John Meredith, managing director of Hutchison Port Holdings, reckons that ports are ideal assets for a business trust and added that Hutchison would use the funds to be raised by the business trust IPO in Singapore to expand ports agressively.


"We are chasing ports in four countries," Meredith says. "Some are completely greenfield, where you have to go in and dredge and reclaim the land. Others are semi-built and just require modernisation — new equipment, new systems — and, structurally, the port is there."


"Even in a downturn, the port industry did not suffer anything like the shipping companies did," he said, during a press conference, reported The Edge.


"Ports are very resilient. They can take a lot of knocks. In the 40 years we've been operating, we've never had a year in which it's been negative growth — except in 2009, and it recovered very quickly."


Hutchison Port Holdings is part of Hong Kong billionaire Li Ka-shing's Hutchison Whampoa group, which said last month that it planned to spin off its existing and future deep-water container ports in Guangdong, Hong Kong and Macau into a Singapore-listed business trust. The IPO is expected to raise some US$6 billion, a record for the Singapore market. Hutchison Whampoa will retain a 25 percent interest in the trust.


With no listing documents filed yet, however, Meredith was unable to offer any further information on the upcoming IPO. But he had plenty to say about Hutchison Port Holdings, the largest port operator in the world, with an annual throughput of 65.3 million TEUs.


"You have something physical where you can go and kick the tyres. You have a hard asset, and it's a good industry," he says, adding that the company's main assets are in Hong Kong, Guangdong and Panama.


So, why is Hutchison Port Holdings planning to spin off some of its key assets? For one thing, building a port is an expensive exercise, frequently costing up to $1 billion. And, the company is in expansion mode now.


Besides requiring large amounts of cash to build, developing a new port often gets bogged down in governmental and legal issues, underscoring the need for an amply capitalised balance sheet. Meredith cites his company's efforts to expand in Mexico as an example.


"We gave some of our managers an exercise of finding a location in Mexico that could be linked by rail to the [US border]," he says, adding that the new port would be an alternative to Los Angeles. "Unfortunately, the negotiations became mired in legality. We called it Project Thomas, after Thomas the tank engine. It would have been $5 billion and a joint venture with the US."

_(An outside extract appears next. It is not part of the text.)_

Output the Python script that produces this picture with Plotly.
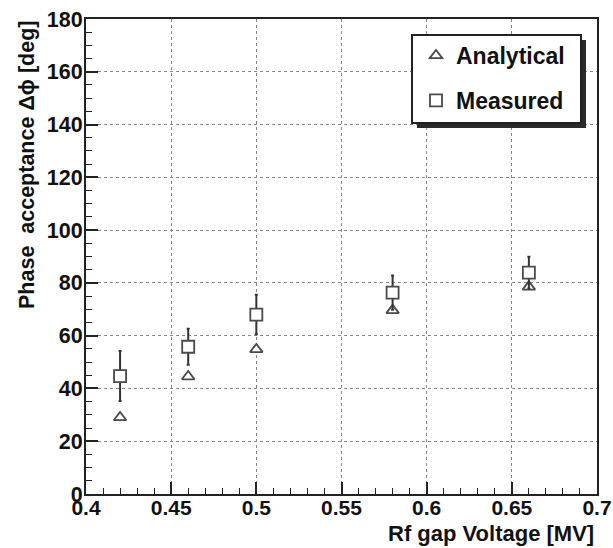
import plotly.graph_objects as go

voltage = [0.42, 0.46, 0.50, 0.58, 0.66]
analytical = [29, 44.5, 54.8, 69.6, 78.5]
measured = [44.7, 55.8, 68.0, 76.3, 83.9]
measured_err = [9.5, 6.8, 7.5, 6.5, 6.0]
x_ticks = [0.4, 0.45, 0.5, 0.55, 0.6, 0.65, 0.7]
x_labels = ["0.4", "0.45", "0.5", "0.55", "0.6", "0.65", "0.7"]
y_ticks = [0, 20, 40, 60, 80, 100, 120, 140, 160, 180]

FONT = "Liberation Sans"
MK = "#4a4a4a"

fig = go.Figure()
fig.add_trace(go.Scatter(
    x=voltage, y=analytical, mode="markers", name="<b>Analytical</b>",
    legendgroup="a",
    marker=dict(symbol="triangle-up", size=11, color="white",
                line=dict(color=MK, width=1.8)),
))
fig.add_trace(go.Scatter(
    x=voltage, y=measured, mode="markers", name="<b>Measured</b>",
    legendgroup="m",
    marker=dict(symbol="square", size=12, color="white",
                line=dict(color=MK, width=1.8)),
    error_y=dict(type="data", array=measured_err, visible=True,
                 color="#333", thickness=2, width=1.5),
))

L, R, T, B = 86, 16, 19, 54
W, H = 613, 548
pw, ph = W - L - R, H - T - B

def px(x):
    return (x - L) / pw

def py(y):
    return (H - B - y) / ph

shapes = [
    dict(type="rect", xref="paper", yref="paper",
         x0=px(417), x1=px(586), y0=py(128), y1=py(40),
         fillcolor="#2a2a2a", line=dict(width=0), layer="above"),
    dict(type="rect", xref="paper", yref="paper",
         x0=px(412), x1=px(581), y0=py(123), y1=py(35),
         fillcolor="white", line=dict(color="#222", width=2), layer="above"),
]

fig.update_layout(
    width=W, height=H,
    margin=dict(l=L, r=R, t=T, b=B, autoexpand=False),
    plot_bgcolor="white", paper_bgcolor="white",
    font=dict(family=FONT, size=22, color="#111"),
    shapes=shapes,
    showlegend=True,
    legend=dict(
        x=px(416), y=py(34), xanchor="left", yanchor="top",
        bgcolor="rgba(0,0,0,0)", borderwidth=0,
        font=dict(family=FONT, size=23, color="#111"),
        tracegroupgap=12, itemwidth=30,
    ),
    annotations=[
        dict(text="<b>Phase  acceptance Δϕ [deg]</b>", xref="paper", yref="paper",
             x=px(27), y=py(19), xanchor="center", yanchor="top",
             textangle=-90, showarrow=False,
             font=dict(family=FONT, size=21.5, color="#111")),
        dict(text="<b>Rf gap Voltage [MV]</b>", xref="paper", yref="paper",
             x=px(596), y=py(533), xanchor="right", yanchor="middle",
             showarrow=False,
             font=dict(family=FONT, size=22, color="#111")),
    ],
)

fig.update_xaxes(
    range=[0.4, 0.7],
    tickvals=x_ticks,
    ticktext=["<b>%s</b>" % t for t in x_labels],
    ticks="inside", ticklen=12, tickwidth=1.5, tickcolor="#222",
    minor=dict(dtick=0.01, tick0=0.4, ticks="inside", ticklen=6, tickwidth=1.2,
               tickcolor="#222", showgrid=False),
    showline=True, linecolor="#222", linewidth=2, mirror=True,
    showgrid=True, gridcolor="#888", griddash="dot", gridwidth=1,
    zeroline=False, automargin=False, ticklabelstandoff=-6,
    tickfont=dict(family=FONT, size=21, color="#111"),
)
fig.update_yaxes(
    range=[0, 180],
    tickvals=y_ticks,
    ticktext=["<b>%d</b>" % t for t in y_ticks],
    ticks="inside", ticklen=12, tickwidth=1.5, tickcolor="#222",
    minor=dict(dtick=5, tick0=0, ticks="inside", ticklen=6, tickwidth=1.2,
               tickcolor="#222", showgrid=False),
    showline=True, linecolor="#222", linewidth=2, mirror=True,
    showgrid=True, gridcolor="#888", griddash="dot", gridwidth=1,
    zeroline=False, automargin=False, ticklabelstandoff=-3,
    tickfont=dict(family=FONT, size=21.5, color="#111"),
)

fig.write_html("out.html", config={"displayModeBar": False},
               post_script="document.body.style.margin='0';document.body.style.overflow='hidden';")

Meredith says the project is still pending. Hutchison Ports Holdings already operates four ports in Mexico.


Apart from investing in new ports, Meredith is also focused on organic growth. "Every year, we increase our capacity without [adding] a location," he says. That involves investment in modern equipment to make its ports more productive.

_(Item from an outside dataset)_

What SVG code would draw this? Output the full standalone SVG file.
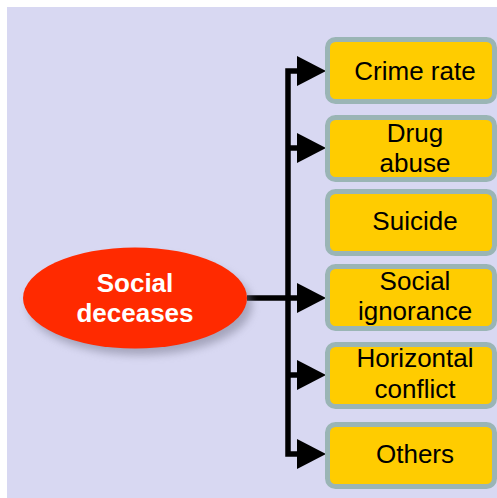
<svg xmlns="http://www.w3.org/2000/svg" width="497" height="498" viewBox="0 0 497 498">
<style>
.box{fill:#ffcc00;stroke:#9ab5b5;stroke-width:5}
.bt{font-family:"Liberation Sans",Arial,sans-serif;font-size:26px;fill:#000;text-anchor:middle}
.et{font-family:"Liberation Sans",Arial,sans-serif;font-size:26px;font-weight:bold;fill:#fff;text-anchor:middle}
.cn{fill:none;stroke:#000;stroke-width:5.5;stroke-linejoin:miter;marker-end:url(#ah)}
</style>
<defs>
<marker id="ah" viewBox="0 0 29 30" refX="1" refY="15" markerWidth="29" markerHeight="30" markerUnits="userSpaceOnUse" orient="auto">
<path d="M0,0 L29,15 L0,30 z" fill="#000"/>
</marker>
<filter id="sh" x="-20%" y="-30%" width="150%" height="170%">
<feGaussianBlur stdDeviation="4"/>
</filter>
</defs>
<rect x="7" y="7" width="490" height="491" fill="#d8d8f2"/>
<g id="connectors">
<path class="cn" d="M288,298 V71 H298"/>
<path class="cn" d="M288,148 H298"/>
<path class="cn" d="M247,298 H298"/>
<path class="cn" d="M288,375 H298"/>
<path class="cn" d="M288,298 V454 H298"/>
</g>
<g id="social-deceases">
<ellipse cx="140" cy="305" rx="112" ry="50" fill="#7a7a90" opacity="0.55" filter="url(#sh)"/>
<ellipse cx="135" cy="298" rx="112" ry="50.5" fill="#ff2a00"/>
<text class="et" x="135" y="292">Social</text>
<text class="et" x="135" y="322">deceases</text>
</g>
<g id="crime-rate">
<rect class="box" x="327.5" y="39.5" width="167" height="62" rx="8"/>
<text class="bt" x="415" y="80">Crime rate</text>
</g>
<g id="drug-abuse">
<rect class="box" x="327.5" y="117.5" width="167" height="62" rx="8"/>
<text class="bt" x="415" y="142">Drug</text>
<text class="bt" x="415" y="172">abuse</text>
</g>
<g id="suicide">
<rect class="box" x="327.5" y="191.5" width="167" height="62" rx="8"/>
<text class="bt" x="415" y="230">Suicide</text>
</g>
<g id="social-ignorance">
<rect class="box" x="327.5" y="266.5" width="167" height="62" rx="8"/>
<text class="bt" x="415" y="290">Social</text>
<text class="bt" x="415" y="320">ignorance</text>
</g>
<g id="horizontal-conflict">
<rect class="box" x="327.5" y="344.5" width="167" height="62" rx="8"/>
<text class="bt" x="415" y="367">Horizontal</text>
<text class="bt" x="415" y="398">conflict</text>
</g>
<g id="others">
<rect class="box" x="327.5" y="424.5" width="167" height="62" rx="8"/>
<text class="bt" x="415" y="463">Others</text>
</g>
</svg>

"We buy new systems — GPS, advanced computer systems. We are the world's largest purchaser of marine dock equipment. Those cranes you see down at PSA, we actually have 500 of those around the world." Meredith says the size of its purchases enables it to get a better deal on port equipment than most other port operators.

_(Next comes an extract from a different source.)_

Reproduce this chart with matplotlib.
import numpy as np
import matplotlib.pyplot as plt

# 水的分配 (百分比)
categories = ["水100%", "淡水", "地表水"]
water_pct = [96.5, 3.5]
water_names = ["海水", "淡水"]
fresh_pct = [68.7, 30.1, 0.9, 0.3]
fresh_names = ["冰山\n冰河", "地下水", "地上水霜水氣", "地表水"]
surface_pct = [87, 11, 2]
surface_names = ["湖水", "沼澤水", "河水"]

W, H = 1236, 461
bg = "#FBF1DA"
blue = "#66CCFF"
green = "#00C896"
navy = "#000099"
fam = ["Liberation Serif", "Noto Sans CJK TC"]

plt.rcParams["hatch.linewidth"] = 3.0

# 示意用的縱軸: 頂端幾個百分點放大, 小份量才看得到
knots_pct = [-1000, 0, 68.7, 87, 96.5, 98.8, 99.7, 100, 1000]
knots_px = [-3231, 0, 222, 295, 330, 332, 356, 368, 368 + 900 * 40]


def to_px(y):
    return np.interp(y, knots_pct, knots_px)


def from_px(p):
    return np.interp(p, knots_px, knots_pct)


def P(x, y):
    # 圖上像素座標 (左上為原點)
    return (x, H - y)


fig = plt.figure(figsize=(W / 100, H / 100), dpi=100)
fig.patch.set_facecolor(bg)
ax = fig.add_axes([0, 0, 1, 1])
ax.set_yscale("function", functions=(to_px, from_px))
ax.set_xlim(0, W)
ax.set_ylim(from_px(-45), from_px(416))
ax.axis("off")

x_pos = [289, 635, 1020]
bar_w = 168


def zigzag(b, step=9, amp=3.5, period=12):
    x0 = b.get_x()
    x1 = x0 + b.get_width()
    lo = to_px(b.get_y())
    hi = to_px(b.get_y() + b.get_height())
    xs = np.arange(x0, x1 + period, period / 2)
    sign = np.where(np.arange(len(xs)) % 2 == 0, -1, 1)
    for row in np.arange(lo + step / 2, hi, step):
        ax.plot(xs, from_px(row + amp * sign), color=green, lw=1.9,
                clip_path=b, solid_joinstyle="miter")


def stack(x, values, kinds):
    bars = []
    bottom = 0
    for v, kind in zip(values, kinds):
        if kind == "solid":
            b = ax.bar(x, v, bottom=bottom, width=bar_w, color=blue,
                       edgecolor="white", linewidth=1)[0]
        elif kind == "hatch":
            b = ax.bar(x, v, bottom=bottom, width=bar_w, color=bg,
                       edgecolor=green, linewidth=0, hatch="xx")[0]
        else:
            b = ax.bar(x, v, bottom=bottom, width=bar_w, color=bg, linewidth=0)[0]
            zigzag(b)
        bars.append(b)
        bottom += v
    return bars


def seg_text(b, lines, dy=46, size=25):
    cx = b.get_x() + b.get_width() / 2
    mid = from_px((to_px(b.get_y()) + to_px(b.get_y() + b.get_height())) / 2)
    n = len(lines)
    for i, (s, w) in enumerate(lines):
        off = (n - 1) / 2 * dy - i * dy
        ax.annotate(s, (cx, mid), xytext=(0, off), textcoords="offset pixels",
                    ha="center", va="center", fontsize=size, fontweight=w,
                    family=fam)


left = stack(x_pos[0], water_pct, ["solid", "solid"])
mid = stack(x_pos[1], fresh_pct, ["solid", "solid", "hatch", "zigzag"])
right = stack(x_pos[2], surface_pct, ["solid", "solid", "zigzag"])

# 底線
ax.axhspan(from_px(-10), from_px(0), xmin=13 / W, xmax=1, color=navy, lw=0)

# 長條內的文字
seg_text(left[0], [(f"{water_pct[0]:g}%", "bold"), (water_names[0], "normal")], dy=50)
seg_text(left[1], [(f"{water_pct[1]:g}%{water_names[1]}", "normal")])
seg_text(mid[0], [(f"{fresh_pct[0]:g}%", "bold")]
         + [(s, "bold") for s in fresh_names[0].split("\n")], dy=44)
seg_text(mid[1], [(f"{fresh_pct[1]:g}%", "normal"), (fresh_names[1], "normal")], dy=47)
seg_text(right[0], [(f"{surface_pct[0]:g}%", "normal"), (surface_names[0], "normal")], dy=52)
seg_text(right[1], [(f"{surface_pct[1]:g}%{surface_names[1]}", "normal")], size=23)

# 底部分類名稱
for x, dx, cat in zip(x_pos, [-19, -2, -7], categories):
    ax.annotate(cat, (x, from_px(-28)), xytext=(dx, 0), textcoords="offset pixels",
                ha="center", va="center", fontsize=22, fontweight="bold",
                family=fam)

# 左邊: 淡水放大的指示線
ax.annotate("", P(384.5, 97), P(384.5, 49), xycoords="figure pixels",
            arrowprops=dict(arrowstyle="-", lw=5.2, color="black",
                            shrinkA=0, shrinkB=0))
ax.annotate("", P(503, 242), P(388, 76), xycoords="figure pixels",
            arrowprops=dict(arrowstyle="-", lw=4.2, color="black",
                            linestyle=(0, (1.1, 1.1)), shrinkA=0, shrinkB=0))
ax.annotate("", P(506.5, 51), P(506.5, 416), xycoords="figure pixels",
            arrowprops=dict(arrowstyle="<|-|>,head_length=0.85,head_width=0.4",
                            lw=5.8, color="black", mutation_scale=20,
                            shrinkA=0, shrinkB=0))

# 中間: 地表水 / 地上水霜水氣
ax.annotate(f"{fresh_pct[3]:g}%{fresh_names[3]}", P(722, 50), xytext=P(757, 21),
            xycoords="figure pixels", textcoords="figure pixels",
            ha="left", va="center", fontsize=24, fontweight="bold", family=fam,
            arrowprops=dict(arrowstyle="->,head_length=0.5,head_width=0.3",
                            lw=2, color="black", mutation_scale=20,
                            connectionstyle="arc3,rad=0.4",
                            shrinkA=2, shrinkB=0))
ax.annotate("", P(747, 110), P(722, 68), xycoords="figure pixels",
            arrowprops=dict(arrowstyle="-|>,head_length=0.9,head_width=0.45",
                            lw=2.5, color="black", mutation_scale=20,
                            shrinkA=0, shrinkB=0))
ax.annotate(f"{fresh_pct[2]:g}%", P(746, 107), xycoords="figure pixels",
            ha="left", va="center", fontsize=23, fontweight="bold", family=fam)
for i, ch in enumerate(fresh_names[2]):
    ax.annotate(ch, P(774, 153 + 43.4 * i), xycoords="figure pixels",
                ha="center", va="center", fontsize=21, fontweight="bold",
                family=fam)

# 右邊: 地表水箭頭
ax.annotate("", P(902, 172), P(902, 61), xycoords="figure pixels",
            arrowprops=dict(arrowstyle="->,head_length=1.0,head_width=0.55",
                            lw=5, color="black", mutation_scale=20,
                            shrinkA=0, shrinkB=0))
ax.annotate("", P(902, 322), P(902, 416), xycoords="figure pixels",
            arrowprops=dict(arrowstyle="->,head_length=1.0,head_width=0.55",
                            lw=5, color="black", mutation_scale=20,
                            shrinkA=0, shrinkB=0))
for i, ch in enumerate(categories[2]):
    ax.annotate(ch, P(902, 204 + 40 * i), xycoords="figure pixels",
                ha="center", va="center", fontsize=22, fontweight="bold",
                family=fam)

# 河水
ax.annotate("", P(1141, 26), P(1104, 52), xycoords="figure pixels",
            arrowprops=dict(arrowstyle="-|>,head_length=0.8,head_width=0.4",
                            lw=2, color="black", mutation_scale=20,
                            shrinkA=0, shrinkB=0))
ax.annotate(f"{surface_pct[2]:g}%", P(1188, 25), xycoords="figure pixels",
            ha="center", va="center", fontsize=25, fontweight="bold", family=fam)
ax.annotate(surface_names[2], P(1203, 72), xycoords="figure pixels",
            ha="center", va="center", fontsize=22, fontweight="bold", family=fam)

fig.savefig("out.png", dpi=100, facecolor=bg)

Hutchison Port Holdings has interests in 51 ports across 25 countries. But, its assets closer to home will be of most interest to investors awaiting the listing of its new business trust.


In Hong Kong, the company operates Hong Kong International Terminals — owner and operator of Terminals 4, 6, 7 and two berths in Terminal 9 at Kwai Tsing in Hong Kong — as well as Cosco-HIT, owner and operator of Terminal 8 East, also at Kwai Tsing. In 2005, PSA International bought a 20 percent stake in both HIT and Cosco-HIT for US$925 million. That's likely to see PSA becoming a key investor in the new business trust.